As armas? Segundo le Figaro, não só o Daech se apoderou dos abundantes arsenais existentes na região, outrora fornecido pela ex-Urss, como ainda repassam muitas delas para organizações amigas que travam a Jihad na África e outros locais da Ásia.

Mas o negócio mais infame atualmente administrado pelo governo do Califado é o da “escravidão sexual”. Le Figaro, com base em uma publicação iraquiana, informa que moças cristãs e yazides capturadas são reduzidas à escravidão para fins libidinosos. Nem crianças escapam. Ao preço de tabela, meninas de menos de 10 anos são vendidas 138 euros. Moças de 20 anos valem 104. As de trinta saem por 75. As quarentonas podem ser adquiridas por 35 euros. Daesh também é acusada de vender órgãos humanos para transplante. Eles são retirados dos cadáveres de reféns executados e até mesmo de seus próprios soldados caídos em combate.

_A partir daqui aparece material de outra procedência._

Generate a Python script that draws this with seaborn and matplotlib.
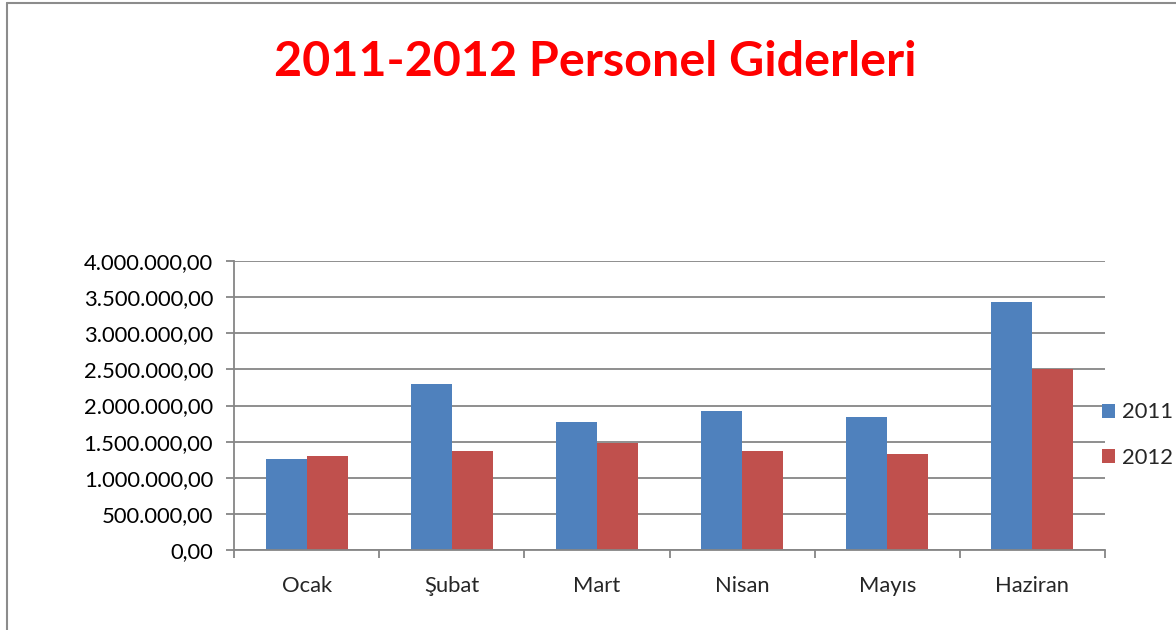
import numpy as np
import pandas as pd
import seaborn as sns
import matplotlib
matplotlib.use("Agg")
import matplotlib.pyplot as plt
from matplotlib.ticker import FuncFormatter, FixedLocator
from matplotlib.lines import Line2D

# values
months = ["Ocak", "Şubat", "Mart", "Nisan", "Mayıs", "Haziran"]
values_2011 = [1255000, 2300000, 1770000, 1920000, 1840000, 3430000]
values_2012 = [1300000, 1370000, 1485000, 1370000, 1330000, 2500000]
years = ["2011", "2012"]

df = pd.DataFrame({
    "ay": months * 2,
    "yil": [years[0]] * len(months) + [years[1]] * len(months),
    "tutar": values_2011 + values_2012,
})

sns.set_style("white")
plt.rcParams["font.family"] = ["Lato", "DejaVu Sans"]

fig = plt.figure(figsize=(11.76, 6.3), dpi=100)
ax = fig.add_axes([234 / 1176, 1 - 550 / 630, (1105 - 234) / 1176, (550 - 261) / 630])

sns.barplot(data=df, x="ay", y="tutar", hue="yil", order=months,
            palette=["#4F81BD", "#C0504D"], width=0.566, ax=ax,
            saturation=1, edgecolor="none", legend=True)

ax.set_ylim(0, 4000000)
ax.set_xlim(-0.5, len(months) - 0.5)
ax.set_yticks(np.arange(0, 4000001, 500000))
ax.yaxis.set_major_formatter(FuncFormatter(
    lambda v, p: f"{v:,.2f}".replace(",", "X").replace(".", ",").replace("X", ".")))
ax.grid(axis="y", color="#868686", linewidth=1.3)
ax.set_axisbelow(True)
ax.set_xlabel("")
ax.set_ylabel("")

for s in ["top", "right"]:
    ax.spines[s].set_visible(False)
for s in ["left", "bottom"]:
    ax.spines[s].set_color("#868686")
    ax.spines[s].set_linewidth(1.3)

fs = 15.8
ax.tick_params(axis="y", which="major", left=True, length=6, width=1.3,
               color="#868686", labelsize=fs, pad=9, labelcolor="#000000")
ax.tick_params(axis="x", which="major", bottom=False, labelsize=fs, pad=15)
ax.xaxis.set_minor_locator(FixedLocator(np.arange(-0.5, len(months), 1.0)))
ax.tick_params(axis="x", which="minor", bottom=True, length=6, width=1.3,
               color="#868686")

leg = ax.legend(loc="center left", bbox_to_anchor=(0.996, 0.398), frameon=False,
                fontsize=fs, handlelength=0.6, handleheight=0.6,
                labelspacing=1.15, handletextpad=0.35, borderaxespad=0.0,
                borderpad=0.0)

fig.suptitle("2011-2012 Personel Giderleri", x=0.506, y=0.937,
             fontsize=34.9, fontweight="bold", color="#FF0000")

# chart frame (left and top edges visible)
fig.add_artist(Line2D([7 / 1176, 7 / 1176], [-0.1, 1 - 3 / 630],
                      transform=fig.transFigure, color="#8c8c8c", linewidth=1.5))
fig.add_artist(Line2D([7 / 1176, 1.1], [1 - 3 / 630, 1 - 3 / 630],
                      transform=fig.transFigure, color="#8c8c8c", linewidth=1.5))

fig.savefig("out.png", dpi=100)
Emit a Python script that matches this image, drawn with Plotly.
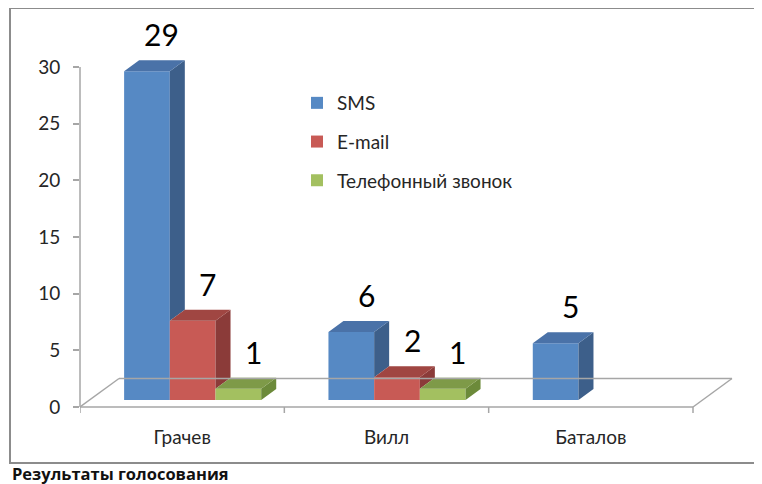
import plotly.graph_objects as go

# ---------------- data ----------------
categories = ["Грачев", "Вилл", "Баталов"]
series_names = ["SMS", "E-mail", "Телефонный звонок"]
sms = [29, 6, 5]
email = [7, 2, 0]
phone = [1, 1, 0]
y_ticks = [0, 5, 10, 15, 20, 25, 30]
title_text = "Результаты голосования"

series_values = [sms, email, phone]
front_colors = ["#5689C4", "#C85A55", "#A3C060"]
top_colors = ["#4A72A8", "#A04642", "#7E9A48"]
side_colors = ["#3D5F8A", "#8B3B39", "#6C8A3A"]

# ---------------- geometry (page-pixel based) ----------------
OFF = 8                   # page body margin
W, H = 762 - OFF, 484 - OFF
PL, PR = 80 - OFF, 742 - OFF      # plot area left/right (figure px)
PT, PB = 20 - OFF, 420 - OFF      # plot area top/bottom (figure px)
Y0PX = 407 - OFF                  # px of value 0
SX = (693 - 80) / 3.0             # px per category
SY = 340 / 30.0                   # px per value unit
xmax = (PR - PL) / SX
ymax = (Y0PX - PT) / SY
ymin = -(PB - Y0PX) / SY

BW = 45.7 / SX            # bar width
BDX, BDY = 15 / SX, 11 / SY        # bar depth
BZX, BZY = 10.5 / SX, 7 / SY       # bar position inside floor
FDX, FDY = 39 / SX, 28.5 / SY      # floor depth


def xp(px):
    """page px -> paper x"""
    return (px - OFF - PL) / (PR - PL)


def yp(py):
    """page px -> paper y"""
    return (PB - (py - OFF)) / (PB - PT)


fig = go.Figure()

# 3D faces (tops and visible sides)
for j, vals in enumerate(series_values):
    tx, ty, sx_, sy_ = [], [], [], []
    for i, v in enumerate(vals):
        if v <= 0:
            continue
        c = i + 0.5 + (j - 1) * BW + BZX
        xl, xr = c - BW / 2, c + BW / 2
        b = BZY
        t = b + v
        tx += [xl, xl + BDX, xr + BDX, xr, xl, None]
        ty += [t, t + BDY, t + BDY, t, t, None]
        nxt = series_values[j + 1][i] if j + 1 < len(series_values) else 0
        low = b + nxt if nxt > 0 else b
        if nxt < v:
            sx_ += [xr, xr + BDX, xr + BDX, xr, xr, None]
            sy_ += [low, low + BDY, t + BDY, t, low, None]
    fig.add_trace(go.Scatter(x=sx_, y=sy_, mode="lines", fill="toself",
                             fillcolor=side_colors[j], line=dict(width=0),
                             showlegend=False, hoverinfo="skip"))
    fig.add_trace(go.Scatter(x=tx, y=ty, mode="lines", fill="toself",
                             fillcolor=top_colors[j], line=dict(width=0),
                             showlegend=False, hoverinfo="skip"))

# front faces as bars
for j, vals in enumerate(series_values):
    centers = [i + 0.5 + (j - 1) * BW + BZX for i in range(len(categories))]
    fig.add_trace(go.Bar(x=centers, y=vals, base=[BZY] * len(vals), width=BW,
                         marker=dict(color=front_colors[j], line=dict(width=0)),
                         name=series_names[j], legendgroup=series_names[j],
                         hoverinfo="skip"))

# value labels
annotations = []
for j, vals in enumerate(series_values):
    for i, v in enumerate(vals):
        if v <= 0:
            continue
        c = i + 0.5 + (j - 1) * BW + BZX
        annotations.append(dict(x=c + BDX, y=BZY + v + BDY, xref="x", yref="y",
                                text=str(v), showarrow=False, yshift=26,
                                yanchor="middle",
                                font=dict(family="Lato", size=30, color="#000000")))

annotations.append(dict(x=xp(10), y=yp(473), xref="paper", yref="paper",
                        text="<b>" + title_text + "</b>", showarrow=False,
                        xanchor="left", yanchor="middle",
                        font=dict(family="Open Sans", size=16.5, color="#111111")))

# floor, axis lines and borders
gray = "#A6A6A6"
shapes = []
ncat = len(categories)
floor_pts = [(0, 0), (FDX, FDY), (ncat + FDX, FDY), (ncat, 0), (0, 0)]
for (x0, y0), (x1, y1) in zip(floor_pts[:-1], floor_pts[1:]):
    shapes.append(dict(type="line", xref="x", yref="y", x0=x0, y0=y0, x1=x1, y1=y1,
                       line=dict(color=gray, width=1.5)))
for k in range(ncat + 1):
    shapes.append(dict(type="line", xref="x", yref="y", x0=k, x1=k, y0=0,
                       y1=-6 / SY, line=dict(color=gray, width=1.5)))
shapes.append(dict(type="line", xref="paper", yref="y", x0=0, x1=0,
                   y0=0, y1=y_ticks[-1], line=dict(color=gray, width=1.5)))

# outer frame (open on the right, continues past the canvas edge)
border = "#8C8C8C"
frame = (f"M{xp(790)},{yp(8)} L{xp(10)},{yp(8)} "
         f"L{xp(10)},{yp(463)} L{xp(790)},{yp(463)}")
shapes.append(dict(type="path", xref="paper", yref="paper", path=frame,
                   line=dict(color=border, width=2)))

fig.update_layout(
    width=W, height=H,
    margin=dict(l=PL, r=W - PR, t=PT, b=H - PB, pad=0),
    paper_bgcolor="white", plot_bgcolor="white",
    barmode="overlay",
    font=dict(family="Lato", size=19, color="#262626"),
    xaxis=dict(range=[0, xmax], tickvals=[i + 0.5 for i in range(ncat)],
               ticktext=categories, showgrid=False, zeroline=False,
               showline=False, ticks="", ticklabelstandoff=4,
               tickfont=dict(family="Lato", size=19, color="#262626")),
    yaxis=dict(range=[ymin, ymax], tickvals=y_ticks, showgrid=False,
               zeroline=False, showline=False, ticks="outside", ticklen=6,
               tickcolor=gray, tickwidth=1.5, ticklabelstandoff=9,
               tickfont=dict(family="Lato", size=19, color="#262626")),
    legend=dict(x=xp(297), y=yp(84), xanchor="left", yanchor="top",
                tracegroupgap=11, bgcolor="rgba(0,0,0,0)",
                font=dict(family="Lato", size=19, color="#262626")),
    shapes=shapes,
    annotations=annotations,
)

fig.write_html("out.html")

Resgate de reféns representa 2% da receita orçamentária do Daech. Eric Denecé, diretor de um Centro Francês de Pesquisas, conta a Le Figaro que só a França, em 95% dos casos, vem aceitando pagar resgates, “o que alimenta o terrorismo sem fim”. Donativos representam 2% das receitas. Quem faz doações ao Califado. Le Figaro, sem dar maiores detalhes, afirma que tais doações provêm da Arábia Saudita e do Qatar, além, é claro, de doações via internet para laranjas do regime.

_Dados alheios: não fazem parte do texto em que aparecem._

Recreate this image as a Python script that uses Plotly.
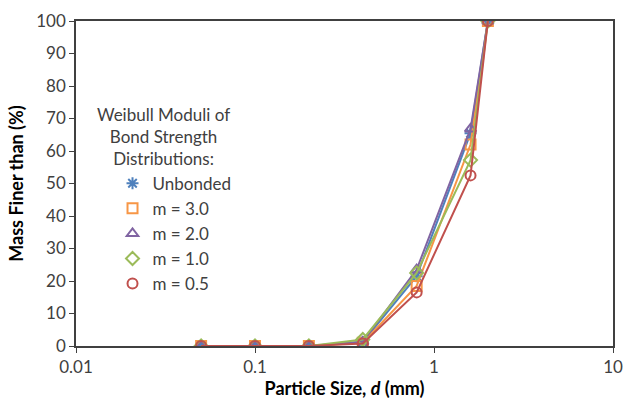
import plotly.graph_objects as go

sizes = [0.05, 0.1, 0.2, 0.4, 0.8, 1.6, 2.0]
unbonded = [0, 0, 0, 1.2, 21.5, 65.5, 100]
m30 = [0, 0, 0, 1.0, 18.5, 62, 100]
m20 = [0, 0, 0, 1.3, 23.5, 66.8, 100]
m10 = [0, 0, 0, 2.0, 22.5, 57.2, 100]
m05 = [0, 0, 0, 0.8, 16.5, 52.5, 100]

names = ["Unbonded", "m = 3.0", "m = 2.0", "m = 1.0", "m = 0.5"]
series = [unbonded, m30, m20, m10, m05]
colors = ["#4F81BD", "#F79646", "#8064A2", "#9BBB59", "#C0504D"]
symbols = ["asterisk-open", "square-open", "triangle-up-open", "diamond-open", "circle-open"]

font = "Lato, 'Liberation Sans', sans-serif"
fig = go.Figure()
for i, (n, ys, c, s) in enumerate(zip(names, series, colors, symbols)):
    fig.add_trace(go.Scatter(
        x=sizes, y=ys, name=n, mode="lines+markers",
        line=dict(color=c, width=2),
        marker=dict(symbol=s, size=10, color=c, line=dict(color=c, width=2)),
        showlegend=False,
    ))
# legend entries (marker only, like the reference legend)
for i, (n, c, s) in enumerate(zip(names, colors, symbols)):
    fig.add_trace(go.Scatter(
        x=[None], y=[None], name=n, mode="markers",
        marker=dict(symbol=s, size=10, color=c, line=dict(color=c, width=2)),
        showlegend=True,
    ))

fig.update_layout(
    width=633, height=406,
    margin=dict(l=76, r=10, t=18, b=59),
    paper_bgcolor="white", plot_bgcolor="white",
    font=dict(family=font, size=17, color="#404040"),
    showlegend=True,
    legend=dict(x=0.068, y=0.555, xanchor="left", yanchor="top",
                bgcolor="rgba(0,0,0,0)", tracegroupgap=0,
                font=dict(family=font, size=17, color="#404040"),
                itemwidth=30),
    annotations=[dict(
        text="Weibull Moduli of<br>Bond Strength<br>Distributions:",
        x=0.163, y=0.752, xref="paper", yref="paper",
        xanchor="center", yanchor="top", showarrow=False, align="center",
        font=dict(family=font, size=17, color="#404040"))],
    xaxis=dict(
        type="log", range=[-2, 1],
        tickvals=[0.01, 0.1, 1, 10], ticktext=["0.01", "0.1", "1", "10"],
        ticks="outside", ticklen=5, tickcolor="#404040",
        showline=True, linecolor="#404040", linewidth=1.5, mirror=True,
        showgrid=False, zeroline=False,
        title=dict(text="<b>Particle Size, <i>d</i> (mm)</b>", standoff=6,
                   font=dict(family=font, size=18, color="#000000")),
    ),
    yaxis=dict(
        range=[0, 100], dtick=10,
        ticks="outside", ticklen=5, tickcolor="#404040",
        showline=True, linecolor="#404040", linewidth=1.5, mirror=True,
        showgrid=False, zeroline=False,
        title=dict(text="<b>Mass Finer than (%)</b>", standoff=8,
                   font=dict(family=font, size=18, color="#000000")),
    ),
)
fig.write_html("out.html")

Apesar de sua incipiência, Daesh é considerado, pelos especialistas, um estado até muito bem organizado. A economia local, com todas as suas escandalosas práticas mercantis, parece funcionar eficientemente, ou, como poderia dizer Pareto, “otimamente”. Como é possível? A mão invisível por certo aloca otimamente os recursos, regulando a oferta e a demanda. É um exemplo, talvez edificante, de como o liberalismo escreve certo por linhas tortas.